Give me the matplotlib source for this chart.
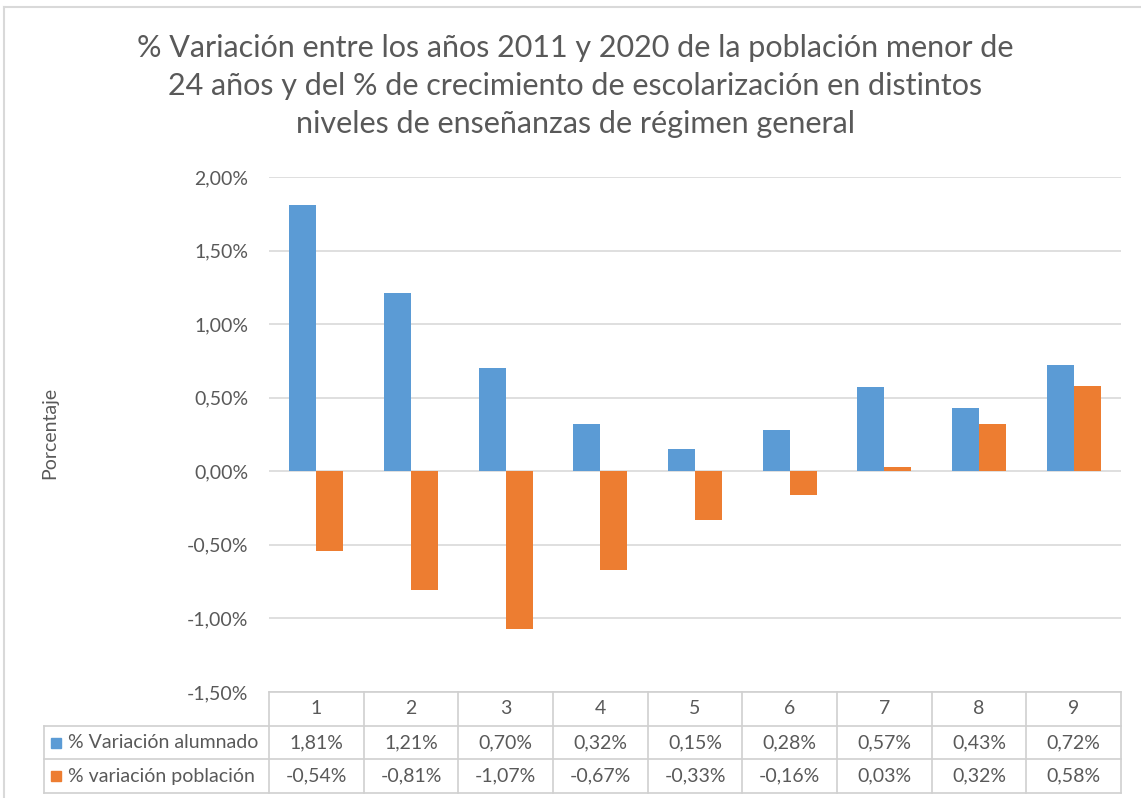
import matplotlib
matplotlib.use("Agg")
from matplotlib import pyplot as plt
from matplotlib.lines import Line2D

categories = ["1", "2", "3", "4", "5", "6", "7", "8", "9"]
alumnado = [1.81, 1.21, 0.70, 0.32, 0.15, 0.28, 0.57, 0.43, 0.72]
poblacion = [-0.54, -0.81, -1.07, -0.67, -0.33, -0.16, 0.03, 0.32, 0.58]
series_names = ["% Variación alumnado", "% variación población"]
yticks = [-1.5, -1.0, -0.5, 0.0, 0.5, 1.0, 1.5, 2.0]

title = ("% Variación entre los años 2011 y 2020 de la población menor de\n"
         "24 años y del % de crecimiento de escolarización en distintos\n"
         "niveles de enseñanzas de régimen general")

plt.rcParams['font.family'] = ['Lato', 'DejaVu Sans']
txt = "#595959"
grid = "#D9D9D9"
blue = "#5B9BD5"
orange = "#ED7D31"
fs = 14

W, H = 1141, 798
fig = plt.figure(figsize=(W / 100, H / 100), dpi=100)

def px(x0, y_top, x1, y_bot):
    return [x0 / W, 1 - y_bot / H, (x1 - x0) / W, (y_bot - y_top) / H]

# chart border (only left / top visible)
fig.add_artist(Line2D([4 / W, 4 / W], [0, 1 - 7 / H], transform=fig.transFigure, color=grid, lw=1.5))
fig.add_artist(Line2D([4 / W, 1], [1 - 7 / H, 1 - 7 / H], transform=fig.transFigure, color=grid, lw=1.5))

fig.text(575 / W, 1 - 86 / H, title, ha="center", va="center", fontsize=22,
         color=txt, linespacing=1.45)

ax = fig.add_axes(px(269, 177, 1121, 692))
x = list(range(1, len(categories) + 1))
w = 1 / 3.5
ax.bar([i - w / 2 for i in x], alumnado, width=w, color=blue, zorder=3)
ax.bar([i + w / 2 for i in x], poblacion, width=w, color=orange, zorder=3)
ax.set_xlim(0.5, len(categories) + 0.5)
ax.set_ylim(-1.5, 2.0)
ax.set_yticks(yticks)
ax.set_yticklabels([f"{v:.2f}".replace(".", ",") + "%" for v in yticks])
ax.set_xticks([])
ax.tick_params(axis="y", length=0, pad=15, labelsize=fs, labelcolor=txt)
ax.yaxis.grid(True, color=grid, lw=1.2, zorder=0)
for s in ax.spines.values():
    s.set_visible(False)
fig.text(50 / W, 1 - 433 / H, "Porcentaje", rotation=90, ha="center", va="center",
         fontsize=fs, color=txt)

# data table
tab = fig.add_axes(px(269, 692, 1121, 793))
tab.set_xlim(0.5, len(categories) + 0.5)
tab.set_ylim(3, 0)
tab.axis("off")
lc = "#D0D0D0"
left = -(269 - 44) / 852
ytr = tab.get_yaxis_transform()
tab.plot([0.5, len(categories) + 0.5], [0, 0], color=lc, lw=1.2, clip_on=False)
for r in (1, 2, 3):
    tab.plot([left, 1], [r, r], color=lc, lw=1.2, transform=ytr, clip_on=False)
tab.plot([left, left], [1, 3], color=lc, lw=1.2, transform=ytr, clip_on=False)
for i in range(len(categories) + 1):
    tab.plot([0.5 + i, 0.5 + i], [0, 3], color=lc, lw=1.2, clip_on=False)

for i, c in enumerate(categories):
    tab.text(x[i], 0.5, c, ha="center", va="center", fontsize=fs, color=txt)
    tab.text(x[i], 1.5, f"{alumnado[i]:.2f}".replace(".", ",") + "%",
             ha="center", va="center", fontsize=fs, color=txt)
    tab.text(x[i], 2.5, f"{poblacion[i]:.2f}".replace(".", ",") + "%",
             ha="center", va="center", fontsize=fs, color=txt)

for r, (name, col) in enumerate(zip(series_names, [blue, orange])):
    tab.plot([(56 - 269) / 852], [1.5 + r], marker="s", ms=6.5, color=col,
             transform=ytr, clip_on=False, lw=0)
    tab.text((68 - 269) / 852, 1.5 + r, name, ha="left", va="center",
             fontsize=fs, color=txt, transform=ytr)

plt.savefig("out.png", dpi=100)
· · ·
▸ **Directions for this task**
From the first line above through the line containing "color=txt, linespacing=1.45)", copy everything exactly, without the pictures.

▸ **Full response**
Give me the matplotlib source for this chart.
import matplotlib
matplotlib.use("Agg")
from matplotlib import pyplot as plt
from matplotlib.lines import Line2D

categories = ["1", "2", "3", "4", "5", "6", "7", "8", "9"]
alumnado = [1.81, 1.21, 0.70, 0.32, 0.15, 0.28, 0.57, 0.43, 0.72]
poblacion = [-0.54, -0.81, -1.07, -0.67, -0.33, -0.16, 0.03, 0.32, 0.58]
series_names = ["% Variación alumnado", "% variación población"]
yticks = [-1.5, -1.0, -0.5, 0.0, 0.5, 1.0, 1.5, 2.0]

title = ("% Variación entre los años 2011 y 2020 de la población menor de\n"
         "24 años y del % de crecimiento de escolarización en distintos\n"
         "niveles de enseñanzas de régimen general")

plt.rcParams['font.family'] = ['Lato', 'DejaVu Sans']
txt = "#595959"
grid = "#D9D9D9"
blue = "#5B9BD5"
orange = "#ED7D31"
fs = 14

W, H = 1141, 798
fig = plt.figure(figsize=(W / 100, H / 100), dpi=100)

def px(x0, y_top, x1, y_bot):
    return [x0 / W, 1 - y_bot / H, (x1 - x0) / W, (y_bot - y_top) / H]

# chart border (only left / top visible)
fig.add_artist(Line2D([4 / W, 4 / W], [0, 1 - 7 / H], transform=fig.transFigure, color=grid, lw=1.5))
fig.add_artist(Line2D([4 / W, 1], [1 - 7 / H, 1 - 7 / H], transform=fig.transFigure, color=grid, lw=1.5))

fig.text(575 / W, 1 - 86 / H, title, ha="center", va="center", fontsize=22,
         color=txt, linespacing=1.45)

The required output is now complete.